I went to New Loon Moon Supermarket in Chinatown, London, to get the dried anchovies, the pandan leaves and the banana leaves for this recipe. It’s always wonderful going to this store – and I generally spend far too long in there, drifting around the aisles looking at the wonderful selection of foods…

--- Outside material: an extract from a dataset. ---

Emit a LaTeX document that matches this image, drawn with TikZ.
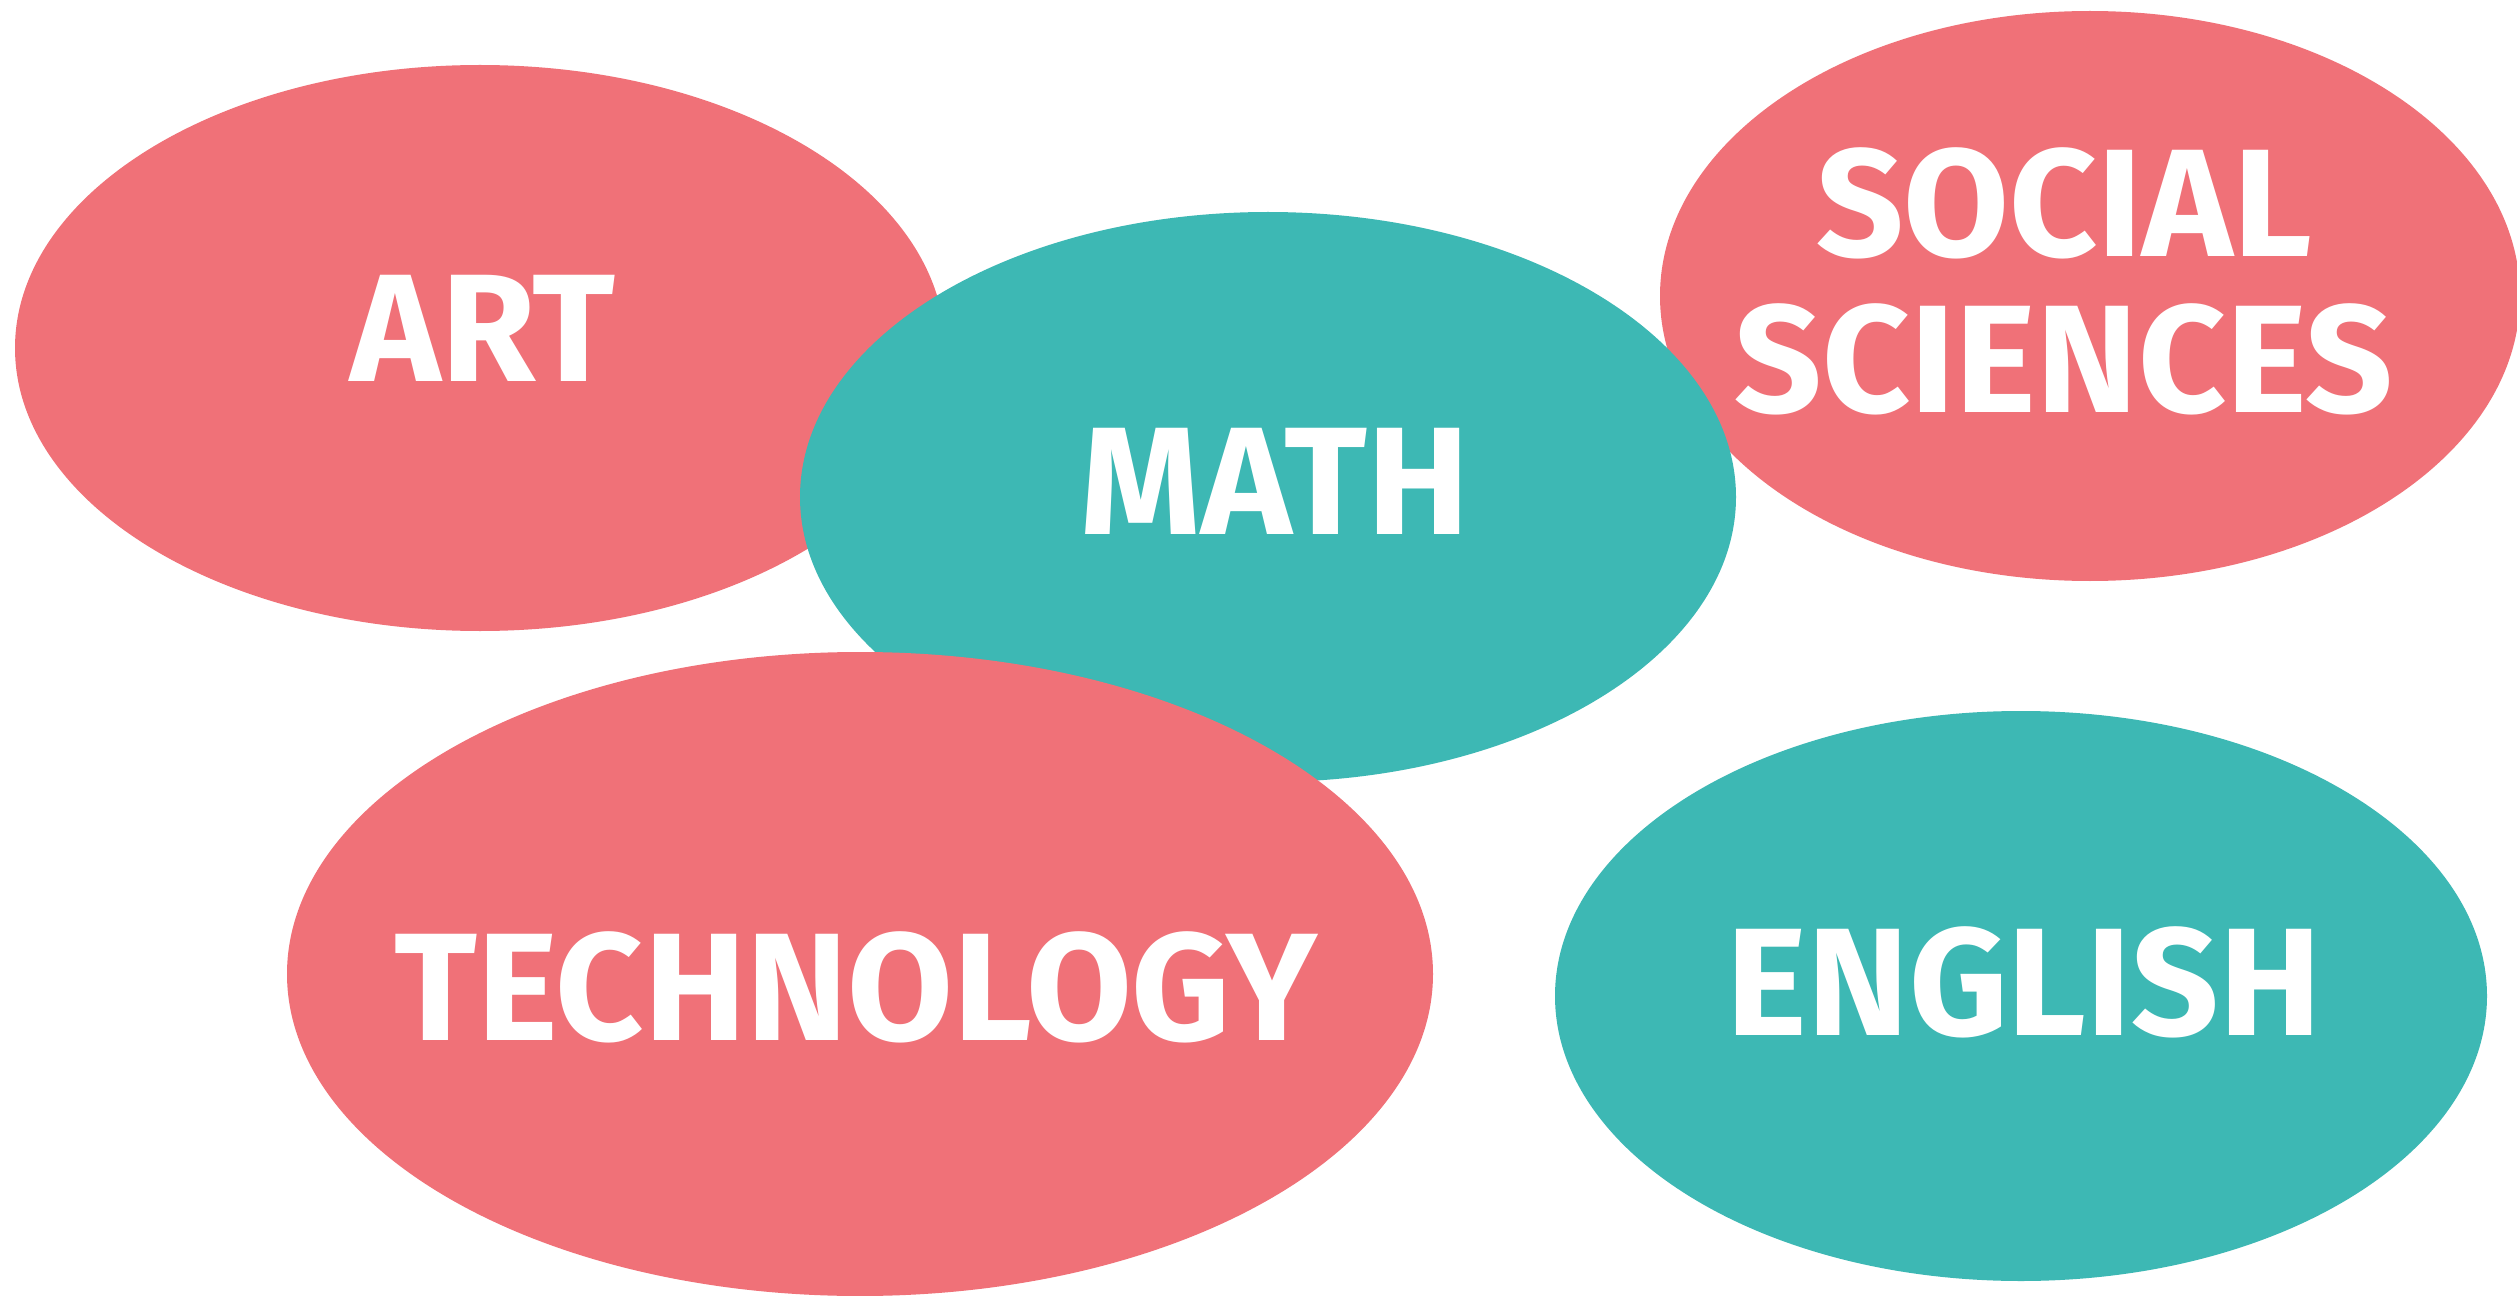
\documentclass[tikz,border=0pt]{standalone}
\usepackage{fontspec}
\setmainfont{Fira Sans}
\usetikzlibrary{shapes.geometric}
\definecolor{pinkc}{HTML}{F07178}
\definecolor{tealc}{HTML}{3DB8B4}
\begin{document}
\begin{tikzpicture}[x=0.3pt,y=-0.3pt,
  blob/.style 2 args={ellipse, inner sep=0pt, outer sep=0pt, draw=none,
    minimum width={2*#1*0.3pt}, minimum height={2*#2*0.3pt}},
  pinkblob/.style={fill=pinkc},
  tealblob/.style={fill=tealc},
  lbl/.style={text=white, inner sep=0pt, align=center,
    font=\fontsize{46}{46.8}\selectfont\bfseries}]
\useasboundingbox (0,0) rectangle (2517,1296);
\fill[white] (0,0) rectangle (2517,1296);
\node[blob={465}{283}, pinkblob] (artE) at (480,348) {};
\node[blob={430}{285}, pinkblob] (socE) at (2090,296) {};
\node[blob={468}{285}, tealblob] (mathE) at (1268,497) {};
\node[blob={573}{322}, pinkblob] (techE) at (860,974) {};
\node[blob={466}{285}, tealblob] (engE) at (2021,996) {};
\node[lbl] (artT) at (483,328) {ART};
\node[lbl] (socT) at (2064,281) {SOCIAL\\SCIENCES};
\node[lbl] (mathT) at (1275,481) {MATH};
\node[lbl] (techT) at (856,987) {TECHNOLOGY};
\node[lbl] (engT) at (2024,982) {ENGLISH};
\end{tikzpicture}
\end{document}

gluten-free, wheat-free, dairy-free, soya-free, nut-free

Serves: 4–6     Preparation time: 1 hour, plus soaking and resting time     Cooking time: 1 hour 15 minutes

Ingredients:

  • 350g/12oz/1¾ cups long-grain rice, washed and rested
  • 1 star anise
  • 2 lemongrass stalks, outer leaves and stalk ends removed and crushed
  • 3 pandan leaves, tied into a knot (optional)
  • 2cm/¾in piece of root ginger, peeled and finely chopped
  • 100ml/3½fl oz/generous ⅓ cup coconut milk
  • ½ tsp sea salt
  • 4–6 banana leaves (optional)

For the Squid Sambal

  • 4 tbsp sunflower oil
  • 2 red onions, sliced into rings
  • 800g/1lb 12oz squid, cut into rings
  • 1 tbsp granulated sugar
  • 2 tbsp lime juice or 1 recipe quantity Tamarind Water
  • sea salt

For the Sambal paste

  • 4 dried chillies
  • 5 red chillies, deseeded and roughly chopped
  • 3 garlic cloves, roughly chopped
  • 10 shallots, roughly chopped
  • 1 tsp roasted shrimp paste
  • 2 macadamia nuts

To serve

  • 100g/3½oz/scant ⅔ cup raw, skinless peanuts
  • 1 tsp granulated sugar
  • 2 hard-boiled eggs, quartered
  • 1 small cucumber, halved lengthways, deseeded and cut into chunks
  • 80g/2¾oz dried anchovies
  1. To make the Sambal paste, soak the dried chillies in hot water for 10 minutes, then drain, deseed and roughly chop. Put all the ingredients in a food processor and blend to a smooth paste.
  2. To make the Squid Sambal, heat the oil in a frying pan over a medium-high heat, then add the onions and cook until soft and translucent. Add the spice paste and cook gently, stirring occasionally, for 10–15 minutes until fragrant and the oil starts to rise to the surface. Tip in the squid, stir until well coated and cook for about 5 minutes. Add the sugar and season with salt, then add the lime juice and stir to combine. Bring to the boil, then reduce the heat to low and simmer, covered, for 45 minutes, or until the sauce thickens and turns a dark reddish brown. Leave to one side and keep warm.
  3. Meanwhile, put the rice, star anise, lemongrass, pandan leaves, if using, ginger, coconut milk and salt in a large saucepan and pour in 300ml/10½fl oz/scant 1¼ cups water. Put the pan over a high heat and bring to the boil for about 20 seconds. Stir with a wooden spoon to prevent the rice sticking to the base of the pan, reduce the heat to low, cover, and simmer gently for 20 minutes.
  4. Remove the pan from the heat, leaving the lid tightly closed, and leave to one side to steam for 10–15 minutes until cooked. Fluff the rice with a fork and discard the star anise, lemongrass and pandan leaves, if using.  Leave to one side and keep warm.
  5. While the Sambal and rice are cooking, heat a frying pan over a medium-high heat, then add the peanuts and dry-roast until fragrant and starting to brown. Tip the peanuts onto a plate, sprinkle over the sugar and leave to cool. Add the remaining 1 tablespoon of oil and fry the dried anchovies until slightly browned.
  6. Serve the rice on plates or banana leaves. Ladle the Squid Sambal over the rice and top with the eggs. To the side, heap the cucumber, toasted anchovies and sugared peanuts. Serve hot.